Employers are closing pension schemes, not just because of cost but due to the open-ended nature of the liability they face.

I don't know about all employers, but I do know some, and they are closing schemes because they no longer represent value for money to them - that the costs of employing individuals and paying them in part in this way is now far less efficient than simply paying them cash wages. And this cost is driven principally by regulation and faulty accounting standards. Open-ended liabilities actually occur extremely widely in business - it comes with the economic activity. These pension liabilities happen to have a now-unacceptable benefit to risk relation for the employer, and that is the result of a long tradition of inept and politically motivated regulation.

Future costs cannot be predicted accurately.

This is one of only two sentences in the entire letter with which I unconditionally agree. But it does lead to the paradox that Armitage refers in the very next sentence to the "true costs", as if these were knowable ex-ante.

It is debatable whether any employer would have set up a defined benefit pension scheme if the true costs had been known from the outset.

The most obvious response to this is that the costs of providing these pensions were nowhere near as high as they are today due again to changing regulation. We should not forget that, prior to Robert Maxwell, government was only too happy to place ever more true cost burden upon employers with such developments as limited price inflation linking and deferred member rights.

The more relevant, however, is that the current estimates of these pension costs are hopelessly high over-estimates due to flawed accounting and actuarial standards. It also doesn't help that language has been reinterpreted by the regulators such that the concept of 'prudent' now means estimates are biased and conservative rather than simply rational and well informed.

The public sector keeps final salary schemes open because the next generation of taxpayers will pay the shortfall.

This re-introduces the fallacy that taxes are necessary preconditions for the state to make payments or incur expenditures. They aren't.

Analysis by the Public Sector Pensions Commission shows a typical public sector final salary scheme is worth 40% of salary.

As any actuary can tell you, we can achieve almost any value by 'judicious' choice of assumptions. Of course, if they are worth as much as this, the investment they represent in the economy through taxes not levied upon the population today, which permits higher consumption and investment by that population today, is enormous. But rather more important, it would mean the dominant economic party in these schemes is not the state but members of these schemes. The cap and share arrangements limit the cost to government of these schemes to just 14.4% of salaries, and the balance is borne by members. These schemes are, in fact, member mutuals rather than employer supported balance of cost schemes.

Employees and employers are paying about half of this.

This is the second sentence with which I agree.

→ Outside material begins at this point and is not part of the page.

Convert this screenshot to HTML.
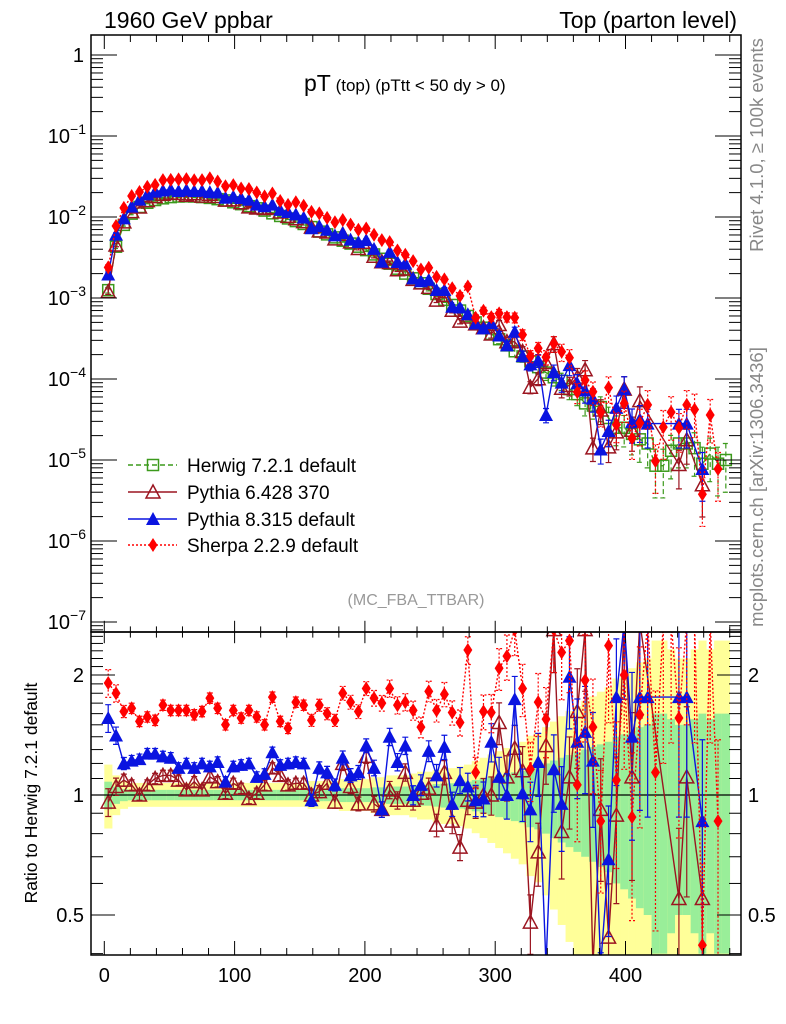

Perhaps this is telling us how hopelessly wrong an estimate of 40% really is, or is the proposition that private sector employers are collectively wrong, which would make for a very interesting variant to the wisdom of crowds.

But we should take nothing for granted.

This is the philosophy of scepticism, and it should be realised that self-verification of everything would be costly to the point of extinction of the species.

After our children have ousted an older worker, paid off their student debt, secured a mortgage, paid the higher taxes necessary to meet the increasing NHS and welfare bill and funded their own money purchase pension pots ... they may rebel.

There's a lump of labour fallacy here with respect to children ousting their elders from employment. They, of course, have repaid their student loan to the elder generation. They have secured a mortgage by borrowing some of the savings of that elder generation. Again, I will remind Armitage that higher deficits today do not mean higher taxes tomorrow, that, by some magical process, our children's real standards of living will be necessarily lower as a result of this debt.

Will they rebel - I doubt it very much. Such a rebellion would be an assault on property rights, including their own.